[Ads-l] Miscellany

Mark Mandel mark.a.mandel at GMAIL.COM
Sun Dec 30 03:18:40 UTC 2018

I must somewhat disagree about the metaphor applied to Ichabod's prayers.
ISTM that the "roof" here is the firmament that biblically separates the
earth and sea from what's above, i.e., Heaven, and the expression refers to
more-or-less literal height or altitude rather than to a quantity (as with
prices) or a usual non-quantifiable maximum (as with emotions). Unless
there's counterevidence in the rest of the poem or the letter, it's a
related but different metaphor, much closer to reality than the uses
discussed here hitherto.

Mark Mandel

On Sat, Dec 29, 2018, 4:16 AM ADSGarson O'Toole <adsgarsonotoole at gmail.com

> ...

[Begin excerpt of message sent from Bill Mullins]
> There is a fun citation for the negative metaphorical phrase in 1904:
> “never went through the roof”. A poem described an avaricious
> character named Ichabod whose tithing was inadequate: "'Twas $5 for
> him and 10 cents for the Lord". Thus, his vocalized prayers did not
> ascend from Earth to reach the ear of God.
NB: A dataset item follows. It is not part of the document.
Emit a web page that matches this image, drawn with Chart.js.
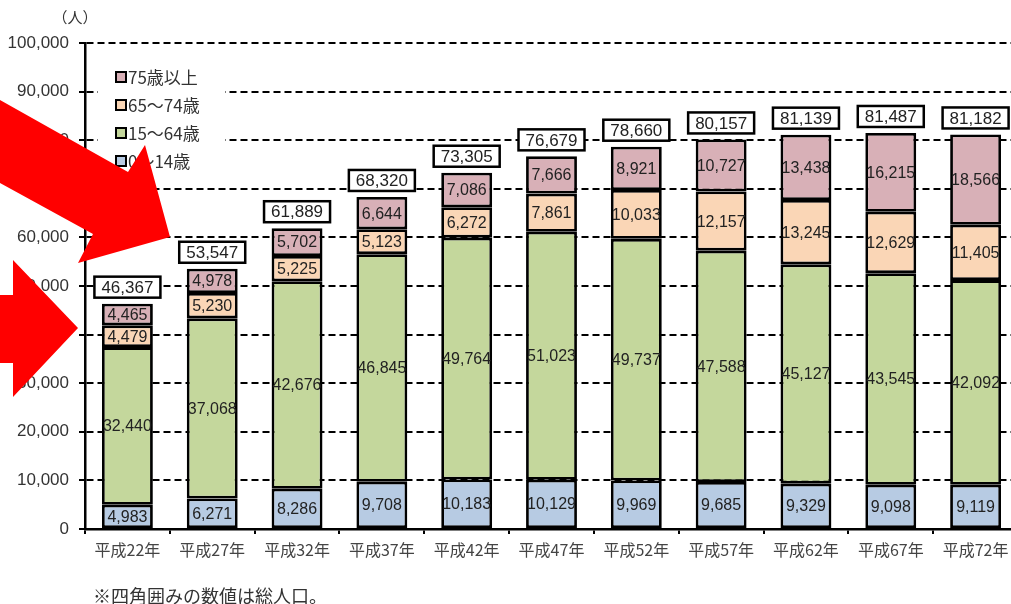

His prayers were unable to
> go up through the roof.
> Date: February 18, 1904
> Newspaper: The Evening Journal
> Newspaper Location: Ontario, Canada
> Article: A Parallel Case (Lewiston, Me. Journal)
> Quote Page 4, Column 2
> Database: Newspapers.com
> [Begin excerpt]
> His prayers were most strenuous, so were his hymns,
> As he beat doubtful time with his disengaged limbs.
> I was always impressed that the Lord stood aloof,
> And that Ichabod's prayers never went through the roof.